◆ What needs to be done: Leaving the pictures out, print the lines from the first line of the listing through the line containing "const curveLabelY = [2.5, 1.5];", exactly as they read, and no others.

[Code that draws figures]
————————
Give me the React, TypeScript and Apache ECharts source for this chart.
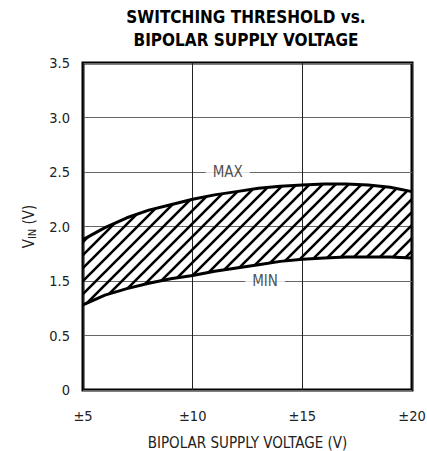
import React, { useEffect, useRef } from "react";
import * as echarts from "echarts";

const xValues = [5, 6, 7, 8, 9, 10, 11, 12, 13, 14, 15, 16, 17, 18, 19, 20];
const maxValues = [1.88, 1.99, 2.08, 2.15, 2.2, 2.25, 2.29, 2.32, 2.35, 2.37, 2.38, 2.39, 2.39, 2.38, 2.36, 2.32];
const minValues = [1.28, 1.37, 1.43, 1.48, 1.52, 1.55, 1.59, 1.62, 1.65, 1.68, 1.7, 1.71, 1.72, 1.72, 1.72, 1.71];
const xTickLabels = ["±5", "±10", "±15", "±20"];
const yTickLabels = ["0", "0.5", "1.5", "2.0", "2.5", "3.0", "3.5"];
const curveLabels = ["MAX", "MIN"];
const curveLabelX = [11.6, 13.3];
const curveLabelY = [2.5, 1.5];

const FONT = "'DejaVu Sans Condensed', 'Liberation Sans Narrow', sans-serif";

function makeHatch(): HTMLCanvasElement {
  const s = 13;
  const c = document.createElement("canvas");
  c.width = s;
  c.height = s;
  const ctx = c.getContext("2d")!;
  ctx.strokeStyle = "#000";
  ctx.lineWidth = 2.6;
  ctx.lineCap = "square";
  ctx.beginPath();
  ctx.moveTo(0, s);
  ctx.lineTo(s, 0);
  ctx.moveTo(-2, 2);
  ctx.lineTo(2, -2);
  ctx.moveTo(s - 2, s + 2);
  ctx.lineTo(s + 2, s - 2);
  ctx.stroke();
  return c;
}

export default function App() {
  const ref = useRef<HTMLDivElement>(null);
  useEffect(() => {
    if (!ref.current) return;
    const chart = echarts.init(ref.current, undefined, { renderer: "svg" });
    const hatch = makeHatch();
    const minData = xValues.map((x, i) => [x, minValues[i]]);
    const maxData = xValues.map((x, i) => [x, maxValues[i]]);
    const labelData = curveLabels.map((n, i) => ({ name: n, value: [curveLabelX[i], curveLabelY[i]] }));
    chart.setOption({
      animation: false,
      textStyle: { fontFamily: FONT },
      graphic: [
        {
          type: "text",
          x: 246,
          y: 5,
          style: {
            text: "SWITCHING THRESHOLD vs.\nBIPOLAR SUPPLY VOLTAGE",
            textAlign: "center",
            fontFamily: FONT,
            fontWeight: "bold",
            fontSize: 17,
            lineHeight: 23,
            fill: "#000",
          },
        },
      ],
      grid: {
        left: 83,
        right: 15,
        top: 63,
        bottom: 61,
        show: true,
        borderWidth: 3,
        borderColor: "#000",
        containLabel: false,
        outerBoundsMode: "none",
      },
      xAxis: {
        type: "value",
        min: 5,
        max: 20,
        interval: 5,
        axisLine: { show: false },
        axisTick: { show: false },
        splitLine: { show: true, lineStyle: { color: "#222", width: 1 } },
        axisLabel: {
          margin: 18,
          fontSize: 14.5,
          color: "#222",
          fontFamily: FONT,
          formatter: (v: number) => xTickLabels[Math.round((v - 5) / 5)] ?? "",
        },
        name: "BIPOLAR SUPPLY VOLTAGE (V)",
        nameLocation: "middle",
        nameGap: 45,
        nameTextStyle: { fontSize: 15, color: "#222", fontFamily: FONT },
      },
      yAxis: {
        type: "value",
        min: 0.5,
        max: 3.5,
        interval: 0.5,
        axisLine: { show: false },
        axisTick: { show: false },
        splitLine: { show: true, lineStyle: { color: "#666", width: 1 } },
        axisLabel: {
          margin: 13,
          fontSize: 14.5,
          color: "#222",
          fontFamily: FONT,
          padding: [6, 0, 0, 0],
          formatter: (v: number) => yTickLabels[Math.round((v - 0.5) / 0.5)] ?? "",
        },
        name: "V{sub|IN} (V)",
        nameLocation: "middle",
        nameGap: 44,
        nameRotate: 90,
        nameTextStyle: {
          fontSize: 15,
          color: "#222",
          fontFamily: FONT,
          rich: {
            sub: { fontSize: 11, color: "#222", fontFamily: FONT, padding: [7, 0, 0, 0] },
          },
        },
      },
      series: [
        {
          type: "custom",
          silent: true,
          data: [0],
          z: 2,
          renderItem: (_params: any, api: any) => {
            const pts: number[][] = [];
            for (let i = 0; i < xValues.length; i++) pts.push(api.coord([xValues[i], maxValues[i]]));
            for (let i = xValues.length - 1; i >= 0; i--) pts.push(api.coord([xValues[i], minValues[i]]));
            return {
              type: "polygon",
              shape: { points: pts },
              style: { fill: { image: hatch, repeat: "repeat" }, stroke: "none" },
            };
          },
        },
        {
          type: "line",
          data: minData,
          symbol: "none",
          silent: true,
          lineStyle: { color: "#000", width: 3 },
          z: 3,
        },
        {
          type: "line",
          data: maxData,
          symbol: "none",
          silent: true,
          lineStyle: { color: "#000", width: 3 },
          z: 3,
        },
        {
          type: "scatter",
          data: labelData,
          symbolSize: 1,
          silent: true,
          itemStyle: { color: "rgba(0,0,0,0)" },
          label: {
            show: true,
            position: "inside",
            formatter: (p: any) => p.name,
            fontSize: 15,
            color: "#222",
            fontFamily: FONT,
            backgroundColor: "#fff",
            padding: [1, 7],
          },
          z: 4,
        },
      ],
    });
    return () => chart.dispose();
  }, []);
  return (
    <div
      ref={ref}
      style={{ position: "absolute", left: 0, top: 0, width: 427, height: 451, background: "#fff" }}
    />
  );
}
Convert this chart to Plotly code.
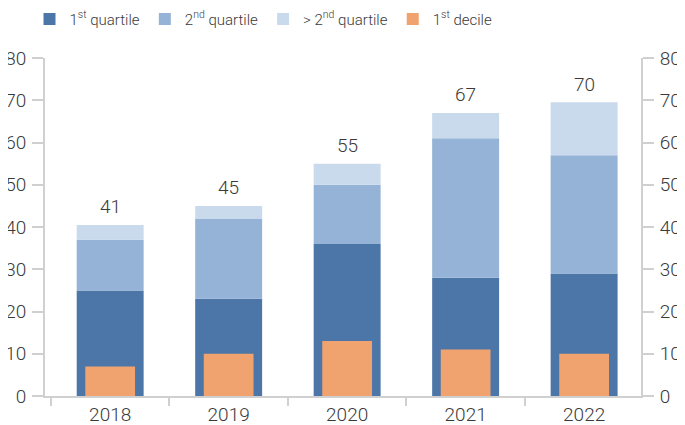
import plotly.graph_objects as go

years = ["2018", "2019", "2020", "2021", "2022"]
q1 = [25, 23, 36, 28, 29]
q2_cum = [37, 42, 50, 61, 57]
total = [40.5, 45, 55, 67, 69.5]
total_labels = ["41", "45", "55", "67", "70"]
decile = [7, 10, 13, 11, 10]

q2_inc = [b - a for a, b in zip(q1, q2_cum)]
rest_inc = [t - b for b, t in zip(q2_cum, total)]

font = dict(family="Roboto, Arial, sans-serif", size=19, color="#3a3a3a", weight=300)
fig = go.Figure()
fig.add_trace(go.Bar(x=years, y=q1, base=[0]*5, name="1<sup>st</sup> quartile",
                     marker=dict(color="#4c76a8", line=dict(width=0)), width=0.565))
fig.add_trace(go.Bar(x=years, y=q2_inc, base=q1, name="2<sup>nd</sup> quartile",
                     marker=dict(color="#94b3d7", line=dict(width=0)), width=0.565))
fig.add_trace(go.Bar(x=years, y=rest_inc, base=q2_cum, name="> 2<sup>nd</sup> quartile",
                     marker=dict(color="#c9daed", line=dict(width=0)), width=0.565))
fig.add_trace(go.Bar(x=years, y=decile, base=[0]*5, name="1<sup>st</sup> decile",
                     marker=dict(color="#f0a36e", line=dict(width=0)), width=0.42))
fig.add_trace(go.Scatter(x=years, y=[None]*5, yaxis="y2", showlegend=False, hoverinfo="skip"))

for i, (t, lab) in enumerate(zip(total, total_labels)):
    fig.add_annotation(x=i, y=t, xref="x", yref="y", text=lab, showarrow=False,
                       yanchor="middle", yshift=18, font=font)

axis_common = dict(range=[0, 80], dtick=10, showgrid=False, zeroline=False,
                   showline=True, linecolor="#d0d0d0", linewidth=2,
                   ticks="outside", ticklen=11, tickcolor="#d0d0d0", tickwidth=2,
                   ticklabelstandoff=2, tickfont=font)
fig.update_layout(
    width=685, height=425,
    margin=dict(l=37, r=52, t=50, b=37, autoexpand=False),
    barmode="overlay",
    plot_bgcolor="white", paper_bgcolor="white",
    font=font,
    xaxis=dict(type="category", range=[-0.55, 4.48], showline=True, linecolor="#d0d0d0",
               linewidth=2, ticks="outside", tickson="boundaries", ticklen=8,
               tickcolor="#d0d0d0", tickwidth=2, tickfont=font, showgrid=False),
    yaxis=dict(**axis_common, side="left"),
    yaxis2=dict(**axis_common, side="right", overlaying="y"),
    legend=dict(orientation="h", xref="paper", yref="paper",
                x=-0.026, xanchor="left", y=1.115, yanchor="middle",
                font=dict(family="Roboto, Arial, sans-serif", size=15, color="#3a3a3a", weight=300),
                itemwidth=30, traceorder="normal", bgcolor="rgba(0,0,0,0)"),
    showlegend=True,
)
fig.write_html("out.html")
————————
◆ The solution:
Give me the React, TypeScript and Apache ECharts source for this chart.
import React, { useEffect, useRef } from "react";
import * as echarts from "echarts";

const xValues = [5, 6, 7, 8, 9, 10, 11, 12, 13, 14, 15, 16, 17, 18, 19, 20];
const maxValues = [1.88, 1.99, 2.08, 2.15, 2.2, 2.25, 2.29, 2.32, 2.35, 2.37, 2.38, 2.39, 2.39, 2.38, 2.36, 2.32];
const minValues = [1.28, 1.37, 1.43, 1.48, 1.52, 1.55, 1.59, 1.62, 1.65, 1.68, 1.7, 1.71, 1.72, 1.72, 1.72, 1.71];
const xTickLabels = ["±5", "±10", "±15", "±20"];
const yTickLabels = ["0", "0.5", "1.5", "2.0", "2.5", "3.0", "3.5"];
const curveLabels = ["MAX", "MIN"];
const curveLabelX = [11.6, 13.3];
const curveLabelY = [2.5, 1.5];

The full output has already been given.